--- begin ---

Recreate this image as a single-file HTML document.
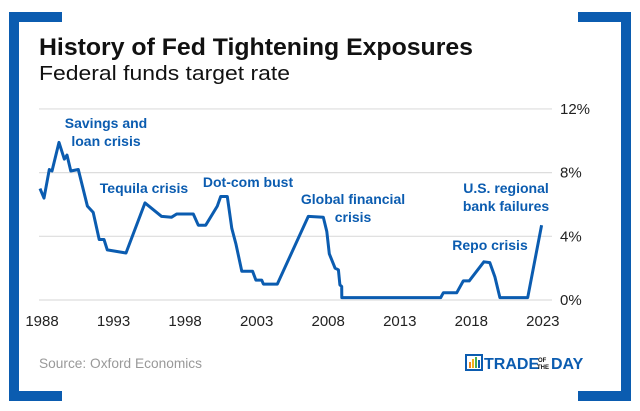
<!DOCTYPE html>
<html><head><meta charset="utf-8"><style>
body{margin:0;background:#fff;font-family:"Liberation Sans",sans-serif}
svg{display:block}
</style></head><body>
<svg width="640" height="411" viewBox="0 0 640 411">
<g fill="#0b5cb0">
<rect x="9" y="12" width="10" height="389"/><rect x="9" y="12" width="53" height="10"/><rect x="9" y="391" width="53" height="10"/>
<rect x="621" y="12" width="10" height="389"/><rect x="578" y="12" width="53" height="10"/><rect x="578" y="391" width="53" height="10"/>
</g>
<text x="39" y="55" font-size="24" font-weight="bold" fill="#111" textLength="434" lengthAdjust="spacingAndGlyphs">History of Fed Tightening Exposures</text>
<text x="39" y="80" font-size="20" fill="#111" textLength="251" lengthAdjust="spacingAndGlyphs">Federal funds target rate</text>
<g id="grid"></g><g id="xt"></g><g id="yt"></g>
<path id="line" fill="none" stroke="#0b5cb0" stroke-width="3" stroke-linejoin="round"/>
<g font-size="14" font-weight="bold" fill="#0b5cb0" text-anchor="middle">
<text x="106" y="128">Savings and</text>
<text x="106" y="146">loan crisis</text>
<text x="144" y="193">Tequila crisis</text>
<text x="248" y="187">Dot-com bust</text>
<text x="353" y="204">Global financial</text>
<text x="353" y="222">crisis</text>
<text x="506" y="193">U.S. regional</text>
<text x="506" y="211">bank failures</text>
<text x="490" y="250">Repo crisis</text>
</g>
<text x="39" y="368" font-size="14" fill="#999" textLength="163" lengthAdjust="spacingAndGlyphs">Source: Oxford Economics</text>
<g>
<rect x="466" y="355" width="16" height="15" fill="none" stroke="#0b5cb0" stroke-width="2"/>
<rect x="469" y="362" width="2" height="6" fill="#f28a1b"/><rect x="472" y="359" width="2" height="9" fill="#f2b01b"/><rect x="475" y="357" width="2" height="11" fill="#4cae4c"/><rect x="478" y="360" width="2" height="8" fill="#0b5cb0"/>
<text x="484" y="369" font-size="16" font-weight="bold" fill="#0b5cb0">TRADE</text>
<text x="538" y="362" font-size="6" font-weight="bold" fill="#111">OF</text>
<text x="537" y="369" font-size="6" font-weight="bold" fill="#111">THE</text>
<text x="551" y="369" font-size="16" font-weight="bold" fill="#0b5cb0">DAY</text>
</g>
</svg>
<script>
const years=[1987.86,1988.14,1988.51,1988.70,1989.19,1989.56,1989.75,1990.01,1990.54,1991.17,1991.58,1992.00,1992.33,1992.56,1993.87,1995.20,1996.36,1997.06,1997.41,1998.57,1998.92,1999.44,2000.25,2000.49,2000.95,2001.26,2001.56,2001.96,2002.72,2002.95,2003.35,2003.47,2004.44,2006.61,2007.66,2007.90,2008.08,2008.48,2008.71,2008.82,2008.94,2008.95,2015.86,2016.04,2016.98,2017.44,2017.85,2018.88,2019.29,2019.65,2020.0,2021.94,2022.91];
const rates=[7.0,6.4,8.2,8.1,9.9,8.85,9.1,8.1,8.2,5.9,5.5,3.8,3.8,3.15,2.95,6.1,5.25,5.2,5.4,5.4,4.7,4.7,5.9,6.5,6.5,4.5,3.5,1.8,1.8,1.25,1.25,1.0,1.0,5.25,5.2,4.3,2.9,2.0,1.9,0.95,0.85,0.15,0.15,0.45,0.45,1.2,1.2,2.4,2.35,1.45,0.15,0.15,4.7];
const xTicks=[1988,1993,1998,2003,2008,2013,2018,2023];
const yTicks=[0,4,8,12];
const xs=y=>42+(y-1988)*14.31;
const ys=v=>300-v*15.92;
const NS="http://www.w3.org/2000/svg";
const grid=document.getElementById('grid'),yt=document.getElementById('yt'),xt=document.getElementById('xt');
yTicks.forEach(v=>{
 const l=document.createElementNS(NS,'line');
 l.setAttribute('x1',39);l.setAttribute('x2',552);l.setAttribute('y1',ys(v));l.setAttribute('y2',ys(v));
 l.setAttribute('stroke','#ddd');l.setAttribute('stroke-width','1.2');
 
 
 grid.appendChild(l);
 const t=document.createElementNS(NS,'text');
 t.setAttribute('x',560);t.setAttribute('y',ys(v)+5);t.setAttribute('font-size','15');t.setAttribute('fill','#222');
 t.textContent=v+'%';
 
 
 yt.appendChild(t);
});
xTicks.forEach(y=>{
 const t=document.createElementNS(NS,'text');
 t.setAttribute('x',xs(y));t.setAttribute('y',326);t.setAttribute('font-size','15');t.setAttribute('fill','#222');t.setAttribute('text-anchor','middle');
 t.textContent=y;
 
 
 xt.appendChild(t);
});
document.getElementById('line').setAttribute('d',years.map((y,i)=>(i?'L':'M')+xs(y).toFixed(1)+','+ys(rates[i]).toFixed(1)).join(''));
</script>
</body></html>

--- end ---

REQUIRED WORK | Repeat the material above word for word, please, apart from its images.

COMPLETE RESPONSE |
Recreate this image as a single-file HTML document.
<!DOCTYPE html>
<html><head><meta charset="utf-8"><style>
body{margin:0;background:#fff;font-family:"Liberation Sans",sans-serif}
svg{display:block}
</style></head><body>
<svg width="640" height="411" viewBox="0 0 640 411">
<g fill="#0b5cb0">
<rect x="9" y="12" width="10" height="389"/><rect x="9" y="12" width="53" height="10"/><rect x="9" y="391" width="53" height="10"/>
<rect x="621" y="12" width="10" height="389"/><rect x="578" y="12" width="53" height="10"/><rect x="578" y="391" width="53" height="10"/>
</g>
<text x="39" y="55" font-size="24" font-weight="bold" fill="#111" textLength="434" lengthAdjust="spacingAndGlyphs">History of Fed Tightening Exposures</text>
<text x="39" y="80" font-size="20" fill="#111" textLength="251" lengthAdjust="spacingAndGlyphs">Federal funds target rate</text>
<g id="grid"></g><g id="xt"></g><g id="yt"></g>
<path id="line" fill="none" stroke="#0b5cb0" stroke-width="3" stroke-linejoin="round"/>
<g font-size="14" font-weight="bold" fill="#0b5cb0" text-anchor="middle">
<text x="106" y="128">Savings and</text>
<text x="106" y="146">loan crisis</text>
<text x="144" y="193">Tequila crisis</text>
<text x="248" y="187">Dot-com bust</text>
<text x="353" y="204">Global financial</text>
<text x="353" y="222">crisis</text>
<text x="506" y="193">U.S. regional</text>
<text x="506" y="211">bank failures</text>
<text x="490" y="250">Repo crisis</text>
</g>
<text x="39" y="368" font-size="14" fill="#999" textLength="163" lengthAdjust="spacingAndGlyphs">Source: Oxford Economics</text>
<g>
<rect x="466" y="355" width="16" height="15" fill="none" stroke="#0b5cb0" stroke-width="2"/>
<rect x="469" y="362" width="2" height="6" fill="#f28a1b"/><rect x="472" y="359" width="2" height="9" fill="#f2b01b"/><rect x="475" y="357" width="2" height="11" fill="#4cae4c"/><rect x="478" y="360" width="2" height="8" fill="#0b5cb0"/>
<text x="484" y="369" font-size="16" font-weight="bold" fill="#0b5cb0">TRADE</text>
<text x="538" y="362" font-size="6" font-weight="bold" fill="#111">OF</text>
<text x="537" y="369" font-size="6" font-weight="bold" fill="#111">THE</text>
<text x="551" y="369" font-size="16" font-weight="bold" fill="#0b5cb0">DAY</text>
</g>
</svg>
<script>
const years=[1987.86,1988.14,1988.51,1988.70,1989.19,1989.56,1989.75,1990.01,1990.54,1991.17,1991.58,1992.00,1992.33,1992.56,1993.87,1995.20,1996.36,1997.06,1997.41,1998.57,1998.92,1999.44,2000.25,2000.49,2000.95,2001.26,2001.56,2001.96,2002.72,2002.95,2003.35,2003.47,2004.44,2006.61,2007.66,2007.90,2008.08,2008.48,2008.71,2008.82,2008.94,2008.95,2015.86,2016.04,2016.98,2017.44,2017.85,2018.88,2019.29,2019.65,2020.0,2021.94,2022.91];
const rates=[7.0,6.4,8.2,8.1,9.9,8.85,9.1,8.1,8.2,5.9,5.5,3.8,3.8,3.15,2.95,6.1,5.25,5.2,5.4,5.4,4.7,4.7,5.9,6.5,6.5,4.5,3.5,1.8,1.8,1.25,1.25,1.0,1.0,5.25,5.2,4.3,2.9,2.0,1.9,0.95,0.85,0.15,0.15,0.45,0.45,1.2,1.2,2.4,2.35,1.45,0.15,0.15,4.7];
const xTicks=[1988,1993,1998,2003,2008,2013,2018,2023];
const yTicks=[0,4,8,12];
const xs=y=>42+(y-1988)*14.31;
const ys=v=>300-v*15.92;
const NS="http://www.w3.org/2000/svg";
const grid=document.getElementById('grid'),yt=document.getElementById('yt'),xt=document.getElementById('xt');
yTicks.forEach(v=>{
 const l=document.createElementNS(NS,'line');
 l.setAttribute('x1',39);l.setAttribute('x2',552);l.setAttribute('y1',ys(v));l.setAttribute('y2',ys(v));
 l.setAttribute('stroke','#ddd');l.setAttribute('stroke-width','1.2');
 
 
 grid.appendChild(l);
 const t=document.createElementNS(NS,'text');
 t.setAttribute('x',560);t.setAttribute('y',ys(v)+5);t.setAttribute('font-size','15');t.setAttribute('fill','#222');
 t.textContent=v+'%';
 
 
 yt.appendChild(t);
});
xTicks.forEach(y=>{
 const t=document.createElementNS(NS,'text');
 t.setAttribute('x',xs(y));t.setAttribute('y',326);t.setAttribute('font-size','15');t.setAttribute('fill','#222');t.setAttribute('text-anchor','middle');
 t.textContent=y;
 
 
 xt.appendChild(t);
});
document.getElementById('line').setAttribute('d',years.map((y,i)=>(i?'L':'M')+xs(y).toFixed(1)+','+ys(rates[i]).toFixed(1)).join(''));
</script>
</body></html>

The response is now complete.